Главный аргумент родителей в такой ситуации тот, что они не могут разойтись,
чтобы не лишать ребенка благодеяний единой семьи. Всякое тщательное изучение
показало бы, однако, что атмосфера напряженности и несчастливости внутри
"единой семьи" более вредна для ребенка, чем открытый разрыв - который по
крайней мере учит, что человек в состоянии посредством смелого решения
изменить непереносимую ситуацию.
Следует упомянуть здесь еще одну часто встречающуюся ошибку. А именно,
иллюзию, что любовь обязательно означает отсутствие конфликтов. Так же как
люди привыкли думать, что боли и печали надо избегать при любых
обстоятельствах, так же они привыкли думать, что любовь означает полное
отсутствие конфликтов. И они находят верные доводы в пользу этой идеи в том,
что столкновения, которые они видят вокруг, оказываются лишь разрушительным
взаимным обменом, который не несет ничего хорошего ни одной из сторон. На
самом деле для большинства людей конфликты являются попытками избежать
действительных конфликтов. Это скорее несогласие по незначительным и
поверхностным вопросам, по самой своей природе не поддающимся прояснению или
разрешению. Действительные конфликты между двумя людьми служат не тому,
чтобы что-то скрыть или свалить на другого человека, а переживаются на
глубоком уровне внутренней реальности, из которой они исходят. Такие
конфликты не разрушительны. Они ведут к прояснению, они рождают катарсис, из
которого оба человека выходят обогащенными знанием и силой. Это заставляет
еще раз подчеркнуть то, о чем говорилось выше.

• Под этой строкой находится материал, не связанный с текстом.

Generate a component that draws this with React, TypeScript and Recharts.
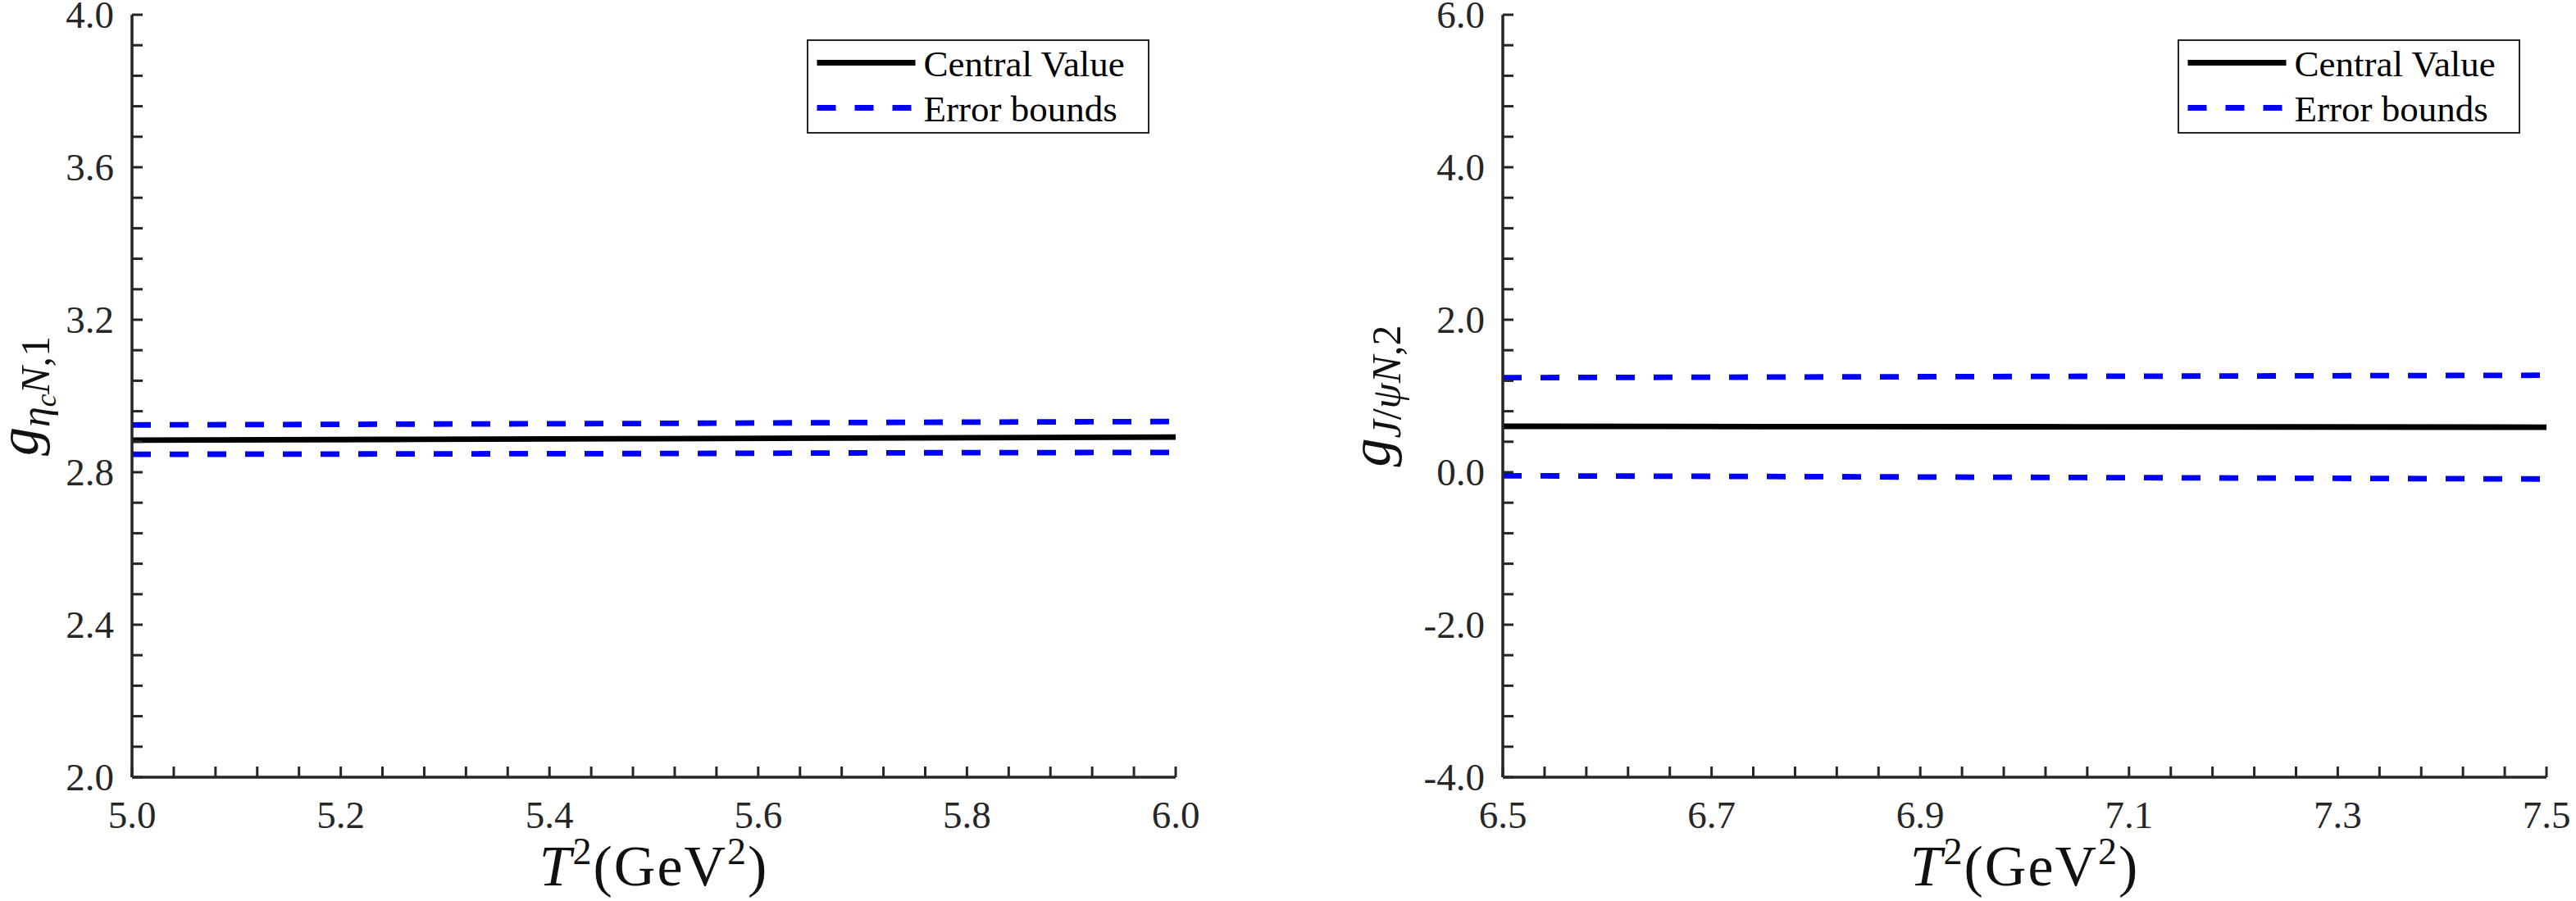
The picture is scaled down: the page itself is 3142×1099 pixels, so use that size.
import React from 'react';
import { LineChart, Line, XAxis, YAxis, Legend } from 'recharts';

// ---------- data ----------
const leftT2 = [5.0, 5.25, 5.5, 5.75, 6.0];
const leftCentral = [2.884, 2.886, 2.888, 2.89, 2.892];
const leftUpper = [2.924, 2.926, 2.928, 2.931, 2.933];
const leftLower = [2.847, 2.848, 2.849, 2.851, 2.852];

const rightT2 = [6.5, 6.75, 7.0, 7.25, 7.5];
const rightCentral = [0.602, 0.599, 0.597, 0.594, 0.591];
const rightUpper = [1.24, 1.248, 1.256, 1.264, 1.272];
const rightLower = [-0.046, -0.056, -0.067, -0.078, -0.089];

// ---------- tick labels ----------
const leftXMajor = [5.0, 5.2, 5.4, 5.6, 5.8, 6.0];
const leftYMajor = [2.0, 2.4, 2.8, 3.2, 3.6, 4.0];
const rightXMajor = [6.5, 6.7, 6.9, 7.1, 7.3, 7.5];
const rightYMajor = [-4.0, -2.0, 0.0, 2.0, 4.0, 6.0];
const minorDivisions = 5;

const legendNames = ['Central Value', 'Error bounds'];

// ---------- styling ----------
const FONT = '"Liberation Serif", "Times New Roman", serif';
const AXIS = '#262626';
const BLUE = '#0000ff';
const LINE_W = 6.8;
const DASH = '23 23';

const withMinor = (majors: number[], n: number) => {
  const out: number[] = [];
  for (let i = 0; i < majors.length - 1; i++) {
    const a = majors[i];
    const b = majors[i + 1];
    for (let k = 0; k < n; k++) out.push(Math.round((a + ((b - a) * k) / n) * 1e6) / 1e6);
  }
  out.push(majors[majors.length - 1]);
  return out;
};

const isMajor = (majors: number[], v: number) => majors.some((m) => Math.abs(m - v) < 1e-6);

const serif = { fontFamily: FONT };

const makeTick = (majors: number[], side: 'bottom' | 'left' | 'none') => (props: any) => {
  const { x, y, payload } = props;
  const v = Number(payload?.value);
  if (side === 'none' || !isMajor(majors, v)) return <g />;
  const label = v.toFixed(1);
  if (side === 'bottom') {
    return (
      <text x={x} y={y + 62} textAnchor="middle" fontFamily={FONT} style={serif} fontSize={47} fill={AXIS}>
        {label}
      </text>
    );
  }
  return (
    <text x={x - 22} y={y + 16} textAnchor="end" fontFamily={FONT} style={serif} fontSize={47} fill={AXIS}>
      {label}
    </text>
  );
};

const XTitle = (props: any) => {
  const vb = props.viewBox || {};
  const cx = vb.x + vb.width / 2;
  const y = vb.y + 132;
  return (
    <text x={cx} y={y} textAnchor="middle" fontFamily={FONT} style={serif} fontSize={70} letterSpacing={2} fill="#111">
      <tspan fontStyle="italic">T</tspan>
      <tspan fontSize={46} dy={-26}>2</tspan>
      <tspan dy={26}>(GeV</tspan>
      <tspan fontSize={46} dy={-26}>2</tspan>
      <tspan dy={26}>)</tspan>
    </text>
  );
};

const YTitleLeft = (props: any) => {
  const vb = props.viewBox || {};
  const plotLeft = vb.x + vb.width;
  const cy = vb.y + vb.height / 2;
  const bx = plotLeft - 115;
  return (
    <text
      x={bx}
      y={cy}
      transform={`rotate(-90, ${bx}, ${cy})`}
      textAnchor="middle"
      fontFamily={FONT}
      style={serif}
      fontSize={70}
      fill="#111"
    >
      <tspan fontStyle="italic">g</tspan>
      <tspan fontStyle="italic" fontSize={50} dy={14}>η</tspan>
      <tspan fontStyle="italic" fontSize={35} dy={8}>c</tspan>
      <tspan fontStyle="italic" fontSize={50} dy={-8}>N</tspan>
      <tspan fontSize={50}>,1</tspan>
    </text>
  );
};

const YTitleRight = (props: any) => {
  const vb = props.viewBox || {};
  const plotLeft = vb.x + vb.width;
  const cy = vb.y + vb.height / 2;
  const bx = plotLeft - 138;
  return (
    <text
      x={bx}
      y={cy}
      transform={`rotate(-90, ${bx}, ${cy})`}
      textAnchor="middle"
      fontFamily={FONT}
      style={serif}
      fontSize={70}
      fill="#111"
    >
      <tspan fontStyle="italic">g</tspan>
      <tspan fontStyle="italic" fontSize={50} dy={13}>J</tspan>
      <tspan fontSize={50}>/</tspan>
      <tspan fontStyle="italic" fontSize={50}>ψ</tspan>
      <tspan fontStyle="italic" fontSize={50}>N</tspan>
      <tspan fontSize={50}>,2</tspan>
    </text>
  );
};

const renderLegend = (props: any) => {
  const seen = new Set<string>();
  const items = (props.payload || []).filter((e: any) => {
    if (e.type === 'none' || !legendNames.includes(e.value) || seen.has(e.value)) return false;
    seen.add(e.value);
    return true;
  });
  return (
    <div
      style={{
        width: 418,
        height: 115,
        boxSizing: 'border-box',
        border: `2.5px solid ${AXIS}`,
        background: '#fff',
      }}
    >
      <svg width={413} height={110} style={{ display: 'block' }}>
        {items.map((e: any, i: number) => {
          const ly = 26.5 + i * 55;
          const dash = e.payload?.strokeDasharray;
          return (
            <g key={e.value}>
              <line x1={10.5} x2={130.5} y1={ly} y2={ly} stroke={e.color} strokeWidth={LINE_W} strokeDasharray={dash} />
              <text x={140.5} y={ly + 16} fontFamily={FONT} style={serif} fontSize={45} fill="#000">
                {e.value}
              </text>
            </g>
          );
        })}
      </svg>
    </div>
  );
};

type PanelProps = {
  offsetLeft: number;
  t2: number[];
  central: number[];
  upper: number[];
  lower: number[];
  xMajor: number[];
  yMajor: number[];
  marginLeft: number;
  marginRight: number;
  legendLeft: number;
  YTitle: any;
};

const Panel = ({ offsetLeft, t2, central, upper, lower, xMajor, yMajor, marginLeft, marginRight, legendLeft, YTitle }: PanelProps) => {
  const data = t2.map((t, i) => ({ t, c: central[i], u: upper[i], l: lower[i] }));
  const xTicks = withMinor(xMajor, minorDivisions);
  const yTicks = withMinor(yMajor, minorDivisions);
  const xDomain = [xMajor[0], xMajor[xMajor.length - 1]];
  const yDomain = [yMajor[0], yMajor[yMajor.length - 1]];
  const axisLine = { stroke: AXIS, strokeWidth: 3.5 };
  const tickLine = { stroke: AXIS, strokeWidth: 3 };
  return (
    <div style={{ position: 'absolute', left: offsetLeft, top: 0 }}>
      <LineChart
        width={1571}
        height={1099}
        data={data}
        margin={{ top: 18, right: marginRight, bottom: 91, left: marginLeft }}
      >
        <XAxis
          dataKey="t"
          type="number"
          domain={xDomain}
          allowDataOverflow
          ticks={xTicks}
          interval={0}
          height={60}
          tickSize={-13}
          tickMargin={13}
          axisLine={axisLine}
          tickLine={tickLine}
          tick={makeTick(xMajor, 'bottom')}
          label={{ content: XTitle }}
        />
        <XAxis
          xAxisId="top"
          orientation="top"
          dataKey="t"
          type="number"
          domain={xDomain}
          allowDataOverflow
          ticks={xTicks}
          interval={0}
          height={0}
          tickSize={-13}
          tickMargin={0}
          axisLine={axisLine}
          tickLine={tickLine}
          tick={makeTick(xMajor, 'none')}
        />
        <YAxis
          type="number"
          domain={yDomain}
          allowDataOverflow
          ticks={yTicks}
          interval={0}
          width={60}
          tickSize={-13}
          tickMargin={13}
          axisLine={axisLine}
          tickLine={tickLine}
          tick={makeTick(yMajor, 'left')}
          label={{ content: YTitle }}
        />
        <YAxis
          yAxisId="right"
          orientation="right"
          type="number"
          domain={yDomain}
          allowDataOverflow
          ticks={yTicks}
          interval={0}
          width={0}
          tickSize={-13}
          tickMargin={0}
          axisLine={axisLine}
          tickLine={tickLine}
          tick={makeTick(yMajor, 'none')}
        />
        <Line
          dataKey="u"
          name="Error bounds"
          type="linear"
          stroke={BLUE}
          strokeWidth={LINE_W}
          strokeDasharray={DASH}
          dot={false}
          activeDot={false}
          isAnimationActive={false}
        />
        <Line
          dataKey="l"
          name="Error bounds (lower)"
          legendType="none"
          type="linear"
          stroke={BLUE}
          strokeWidth={LINE_W}
          strokeDasharray={DASH}
          dot={false}
          activeDot={false}
          isAnimationActive={false}
        />
        <Line
          dataKey="c"
          name="Central Value"
          type="linear"
          stroke="#000"
          strokeWidth={LINE_W}
          dot={false}
          activeDot={false}
          isAnimationActive={false}
        />
        <Legend
          layout="vertical"
          align="center"
          verticalAlign="middle"
          wrapperStyle={{ left: legendLeft, top: 48, width: 418, height: 115 }}
          content={renderLegend}
        />
      </LineChart>
    </div>
  );
};

export default function App() {
  return (
    <div
      style={{
        position: 'absolute',
        left: 0,
        top: 0,
        width: 3142,
        height: 1099,
        background: '#fff',
        overflow: 'hidden',
      }}
    >
      <Panel
        offsetLeft={0}
        t2={leftT2}
        central={leftCentral}
        upper={leftUpper}
        lower={leftLower}
        xMajor={leftXMajor}
        yMajor={leftYMajor}
        marginLeft={101}
        marginRight={137}
        legendLeft={984}
        YTitle={YTitleLeft}
      />
      <Panel
        offsetLeft={1571}
        t2={rightT2}
        central={rightCentral}
        upper={rightUpper}
        lower={rightLower}
        xMajor={rightXMajor}
        yMajor={rightYMajor}
        marginLeft={202}
        marginRight={36}
        legendLeft={1085}
        YTitle={YTitleRight}
      />
    </div>
  );
}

Любовь возможна, только если два человека связаны друг с другом
центрами существования, а значит каждый из них воспринимает себя из глубины
своего существования. Только в таком " центральном переживании" состоит
человеческая реальность, только здесь жизненность, только здесь основа
любви. Любовь, так переживаемая, это постоянный риск, это состояние не
отдыха, а движения, роста, работы сообща; нали-чие гармонии или конфликта,
радости или печали является вторичным по отношению к основному факту, что
два человека чувствуют полноту своего существования, в единстве друг с
другом каждый из них обретает себя, а не теряет. Есть только одно
доказательство наличия любви: глубина отношений, жизненность и сила каждого
из любящих: это плод, по которому узнается любовь.
Как автоматы не могут любить друг друга, так не могут они любить и
бога. Разложение любви к богу достигло тех же размеров, что и разложение
любви к человеку. Этот факт разительно противоречит идее, что мы в данное
время являемся свидетелями религиозного ренессанса. Ничего не может быть
дальше от истины. Мы свидетели (даже несмотря на некоторые исключения)

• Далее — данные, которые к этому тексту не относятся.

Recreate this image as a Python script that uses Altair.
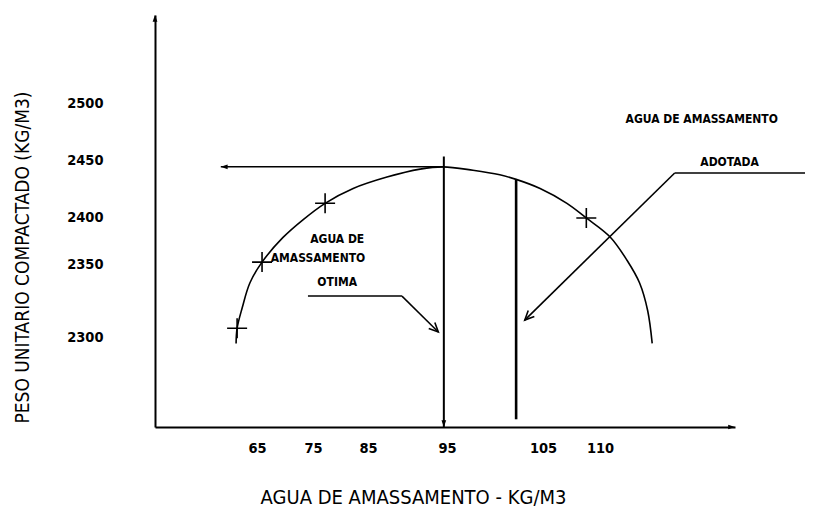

возврата к идолопоклонскому пониманию бога и превращения любви к богу в
нечто, соответствующее структуре отчужденного характера. Возврат к
идолопоклонскому понятию бога вполне очевиден. Люди тревожны, у них нет ни
принципов, ни веры, они не видят для себя другой цели кроме движения вперед;
поэтому они продолжают оставаться детьми, надеяться, что мать или отец
придут к ним на помощь, когда эта помощь потребуется.
Конечно, в религиозных культурах, таких как средневековая, обычный
человек тоже смотрел на бога как на дающих помощь отца и мать. Но в то же
время он принимал бога всерьез в том смысле, что высшей его целью была жизнь
в согласии с божьими заповедями; "спасение" составляло то высшее, чему были
подчинены все другие действия. Ныне никаких таких усилий не обнаруживается.
Повседневная жизнь четко отделена от всех религиозных ценностей. Она
посвящена борьбе за материальные блага и за успех на личном рынке. Принципы,
на которых основаны наши светские усилия, это принципы безразличия и эгоизма
(последний часто величается "индивидуальной инициативой"). Человека истинно
религиозных культур можно сравнить с ребенком лет восьми, который нуждается
в отце-помошнике, но который старается применять его учения и принципы к
своей жизни. Современный человек скорее похож на трехлетнего ребенка,
который зовет на помощь отца, когда нуждается в нем, и которому вполне
достаточно самого себя, когда он занят игрой.